If you have an endowment policy that isn't going to cover your mortgage, you should have received several letters from your lender. If you're worried that this might be the case, get in touch with your lender to make sure there isn't a problem.

Increasing your payments

You may choose to keep your existing endowment policy, but pay more into it to make up the shortfall. However, if you are in a high tax band, you may have to pay more tax if you do this. If you weren't warned that this was the case when you took out your policy, you may be entitled to compensation from the company that sold you your policy.

Paying a lump sum

When interest rates fall, the amount you pay to your mortgage lender to pay off the interest on your loan usually falls as well. You may be able to use the money you save as a lump sum payment to make up the shortfall. You should check whether you'll have to pay extra fees for paying off this part of your mortgage off early.

Taking out a separate investment

You may want to keep your original policy running at the same level, and take out a separate investment to cover the shortfall. Many people choose an individual savings account (ISA) to do this. The MoneySupermarket website has more information on ISAs and allows you to compare the interest rates on hundreds of different accounts.

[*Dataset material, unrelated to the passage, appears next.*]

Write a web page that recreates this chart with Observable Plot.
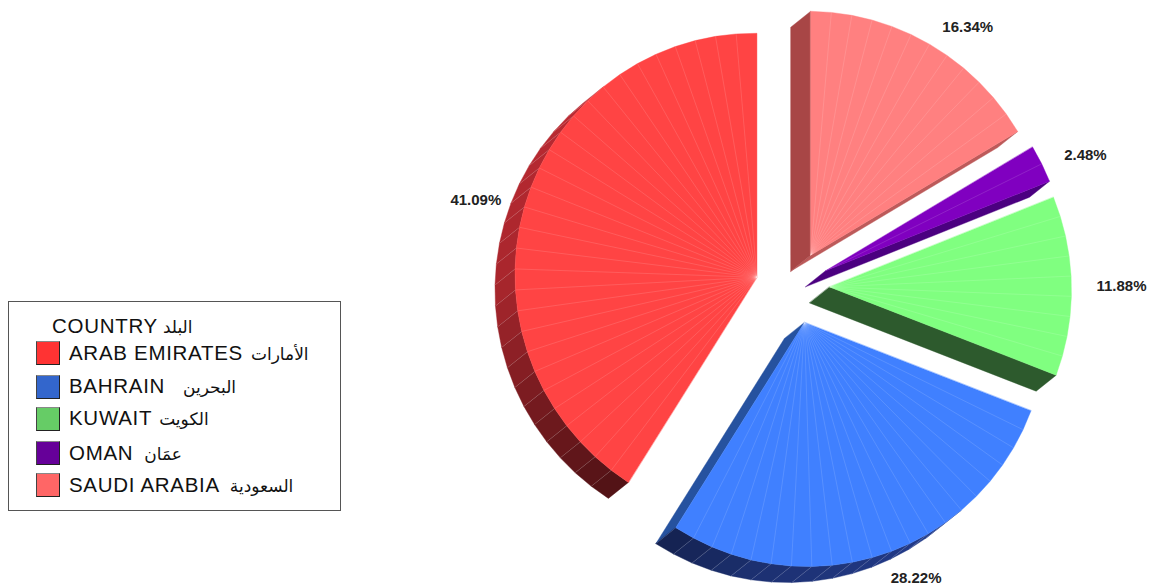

Switching the shortfall part of the mortgage to a repayment mortgage

You may be able to keep your existing endowment going at its current level, and convert the predicted shortfall to a repayment mortgage. If you do this, part of the capital you borrowed would be paid off during the remaining term, and your endowment policy would pay off the rest at the end of your mortgage. Ask your lender whether this is possible, and how much it would cost.

Switch all of your mortgage to a repayment mortgage

If you're unhappy with the risks involved you could take out a repayment mortgage. You can do this through your existing lender, or with a new one. You can keep your endowment policy going if you want to. This would give you a much bigger lump sum than if you sell your policy or cash it in early. If you don't want to keep your policy going, you may have to take out separate life insurance. This could be expensive and may be difficult if you are older or have health problems.

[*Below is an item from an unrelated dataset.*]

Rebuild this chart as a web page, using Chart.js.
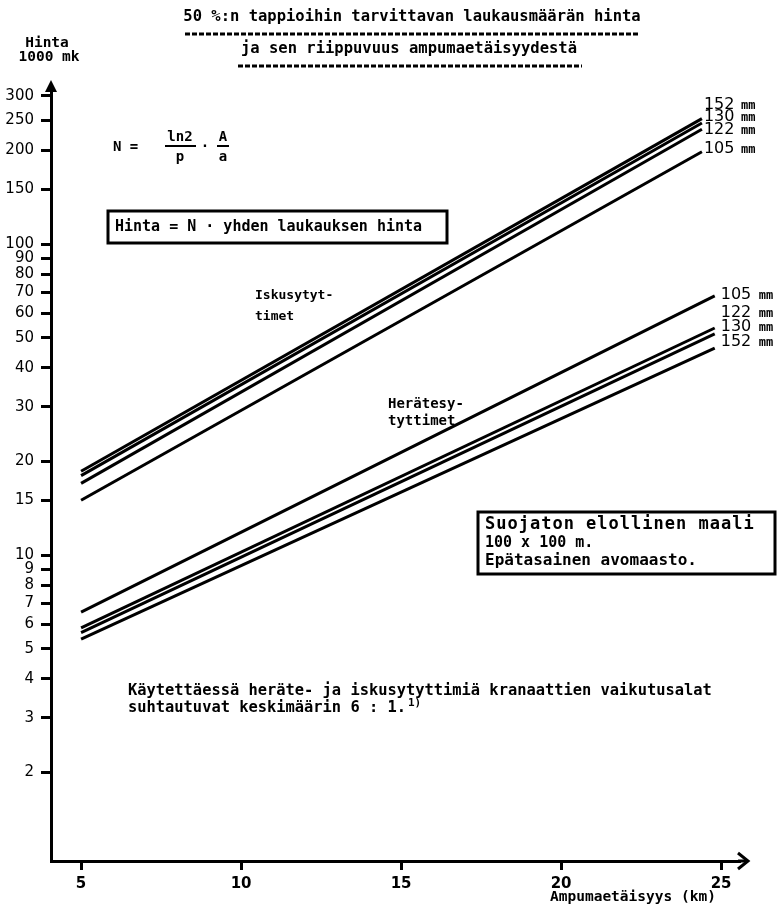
<!DOCTYPE html>
<html>
<head>
<meta charset="utf-8">
<script src="https://cdn.jsdelivr.net/npm/chart.js@4.4.1/dist/chart.umd.min.js"></script>
<style>
html,body{margin:0;padding:0;background:#fff;}
#wrap{width:781px;height:908px;position:relative;}
</style>
</head>
<body>
<div id="wrap"><canvas id="c" width="781" height="908"></canvas></div>
<script>
// ---- data ----
const calibres = ['152', '130', '122', '105'];
const startKm = 5;
const iskuEndKm = 24.4;      // Iskusytyttimet lines end
const heraEndKm = 24.8;      // Herätesytyttimet lines end
const iskuStart = [18.6, 18.0, 17.0, 15.0];   // price (1000 mk) at 5 km
const iskuEnd   = [253, 245, 234, 198];       // price at end
const heraStart = [5.37, 5.63, 5.83, 6.55];
const heraEnd   = [46.3, 51.4, 53.7, 68.1];
const yTickValues = [2,3,4,5,6,7,8,9,10,15,20,30,40,50,60,70,80,90,100,150,200,250,300];
const xTickValues = [5,10,15,20,25];

const datasets = [];
calibres.forEach((c,i)=>{
  datasets.push({label:'Iskusytyttimet '+c+' mm', data:[{x:startKm,y:iskuStart[i]},{x:iskuEndKm,y:iskuEnd[i]}]});
});
calibres.forEach((c,i)=>{
  datasets.push({label:'Herätesytyttimet '+c+' mm', data:[{x:startKm,y:heraStart[i]},{x:heraEndKm,y:heraEnd[i]}]});
});
datasets.forEach(d=>{ d.borderColor='#000'; d.borderWidth=3; d.pointRadius=0; d.fill=false; d.tension=0; });

const MONO = '"DejaVu Sans Mono", "Liberation Mono", monospace';
const SANS = '"DejaVu Sans", sans-serif';

const annot = {
  id:'annot',
  afterDraw(chart){
    const ctx = chart.ctx, xs = chart.scales.x, a = chart.chartArea;
    ctx.save();
    ctx.fillStyle = '#000'; ctx.strokeStyle = '#000';
    // axis arrows
    const ax = a.left;
    ctx.beginPath(); ctx.moveTo(ax, a.top-8); ctx.lineTo(ax-6, a.top+4); ctx.lineTo(ax+6, a.top+4); ctx.closePath(); ctx.fill();
    ctx.lineWidth = 3; ctx.beginPath(); ctx.moveTo(ax, a.top+4); ctx.lineTo(ax, a.top-4); ctx.stroke();
    const ay = a.bottom;
    ctx.lineWidth = 3; ctx.beginPath(); ctx.moveTo(a.right-2, ay); ctx.lineTo(a.right+6, ay); ctx.stroke();
    ctx.beginPath(); ctx.moveTo(a.right-2, ay-8); ctx.lineTo(a.right+8, ay); ctx.lineTo(a.right-2, ay+8); ctx.stroke();

    // titles
    ctx.textBaseline = 'middle';
    ctx.font = 'bold 15.5px ' + MONO; ctx.textAlign = 'center';
    ctx.fillText('50 %:n tappioihin tarvittavan laukausmäärän hinta', 412, 17);
    ctx.fillText('ja sen riippuvuus ampumaetäisyydestä', 409, 49);
    ctx.lineWidth = 3; ctx.setLineDash([5,2]);
    ctx.beginPath(); ctx.moveTo(185, 34); ctx.lineTo(640, 34); ctx.stroke();
    ctx.beginPath(); ctx.moveTo(238, 66); ctx.lineTo(582, 66); ctx.stroke();
    ctx.setLineDash([]);

    // y-axis caption
    ctx.font = 'bold 14.5px ' + MONO;
    ctx.fillText('Hinta', 47, 43);
    ctx.fillText('1000 mk', 49, 57);

    // formula
    ctx.font = 'bold 14px ' + MONO; ctx.textAlign = 'left';
    ctx.fillText('N =', 113, 147);
    ctx.textAlign = 'center';
    ctx.fillText('ln2', 180, 137); ctx.fillText('p', 180, 157);
    ctx.lineWidth = 2; ctx.beginPath(); ctx.moveTo(165,146); ctx.lineTo(196,146); ctx.stroke();
    ctx.fillText('·', 205, 147);
    ctx.fillText('A', 223, 137); ctx.fillText('a', 223, 157);
    ctx.beginPath(); ctx.moveTo(217,146); ctx.lineTo(229,146); ctx.stroke();

    // boxes
    ctx.lineWidth = 3;
    ctx.strokeRect(108, 211, 339, 32);
    ctx.font = 'bold 15px ' + MONO; ctx.textAlign = 'left';
    ctx.fillText('Hinta = N · yhden laukauksen hinta', 115, 227);
    ctx.strokeRect(478, 512, 297, 62);
    ctx.font = 'bold 17px ' + MONO;
    ctx.letterSpacing = '1px';
    ctx.fillText('Suojaton elollinen maali', 485, 525);
    ctx.letterSpacing = '0px';
    ctx.font = 'bold 15px ' + MONO;
    ctx.fillText('100 x 100 m.', 485, 543);
    ctx.font = 'bold 16px ' + MONO;
    ctx.fillText('Epätasainen avomaasto.', 485, 561);

    // group labels
    ctx.font = 'bold 13px ' + MONO;
    ctx.fillText('Iskusytyt-', 255, 296);
    ctx.fillText('timet', 255, 317);
    ctx.font = 'bold 14px ' + MONO;
    ctx.fillText('Herätesy-', 388, 404);
    ctx.fillText('tyttimet', 388, 421);

    // note
    ctx.font = 'bold 15.4px ' + MONO;
    ctx.fillText('Käytettäessä heräte- ja iskusytyttimiä kranaattien vaikutusalat', 128, 691);
    ctx.fillText('suhtautuvat keskimäärin 6 : 1.', 128, 708);
    ctx.font = 'bold 11px ' + MONO;
    ctx.fillText('1)', 408, 703);

    // x caption
    ctx.font = 'bold 14.5px ' + MONO; ctx.textAlign = 'left';
    ctx.fillText('Ampumaetäisyys (km)', 550, 897);

    // line labels (order per calibres: 152, 130, 122, 105)
    const upY = [105, 117, 130, 149];
    const loY = [342, 327, 313, 295];
    const ux = xs.getPixelForValue(iskuEndKm) + 2;
    const lx = xs.getPixelForValue(heraEndKm) + 6;
    calibres.forEach((c,i)=>{
      ctx.font = '16px ' + SANS; ctx.textAlign='left';
      ctx.fillText(c, ux, upY[i]);
      ctx.fillText(c, lx, loY[i]);
      ctx.font = 'bold 12px ' + MONO;
      ctx.fillText('mm', ux+37, upY[i]+1);
      ctx.fillText('mm', lx+38, loY[i]+1);
    });
    ctx.restore();
  }
};

new Chart(document.getElementById('c'), {
  type:'line',
  data:{datasets},
  options:{
    responsive:false, animation:false,
    layout:{padding:{top:88, right:41, left:0, bottom:0}},
    plugins:{legend:{display:false}, tooltip:{enabled:false}, title:{display:false}},
    scales:{
      x:{
        type:'linear', min:4.06, max:25.59,
        afterBuildTicks(s){ s.ticks = xTickValues.map(v=>({value:v})); },
        afterFit(s){ s.height = 47; },
        border:{display:true, width:3, color:'#000'},
        grid:{drawOnChartArea:false, drawTicks:true, tickLength:9, tickWidth:3, tickColor:'#000'},
        ticks:{color:'#000', font:{family:'"DejaVu Sans", sans-serif', size:15, weight:'bold'}, padding:5, autoSkip:false, maxRotation:0, callback:v=>String(v)}
      },
      y:{
        type:'logarithmic', min:1.038, max:317.5,
        afterBuildTicks(s){ s.ticks = yTickValues.map(v=>({value:v})); },
        afterFit(s){ s.width = 51; },
        border:{display:true, width:3, color:'#000'},
        grid:{drawOnChartArea:false, drawTicks:true, tickLength:10, tickWidth:3, tickColor:'#000'},
        ticks:{color:'#000', font:{family:'"DejaVu Sans", sans-serif', size:15}, padding:7, autoSkip:false, callback:v=>String(v)}
      }
    }
  },
  plugins:[annot]
});
</script>
</body>
</html>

Selling or cashing in your endowment early

If you've been paying into your endowment policy for at least two years it might have a surrender value. This is the amount you will get if you end the policy. However, you won't get as much as if you continue to pay into the policy until it matures, and could even be less than you have paid in. This is because you pay most of the fees and expenses involved at the beginning of the policy. The longer you keep it, the more it will earn.

If you have been paying into your policy for at least five years but don't want to keep it going, you may get more money for it if you sell it rather than cash it in. An independent financial adviser will be able to help. Visit the IFA Unbiased website to find an IFA near you.

Scotland map Housing laws differ between Scotland and England.
This content applies to Scotland only.
Get advice if you're in England

The important points

  • If the endowment policy that you have invested in is unlikely to cover the cost of repaying your mortgage, the insurance company should write to you.
  • Shortfalls can develop because interest rates are much lower than expected so the investment does not pay as much as predicted.
  • You have several options if your endowment policy won't cover your mortgage, including switching to a repayment mortgage and cashing in or selling your endowment early.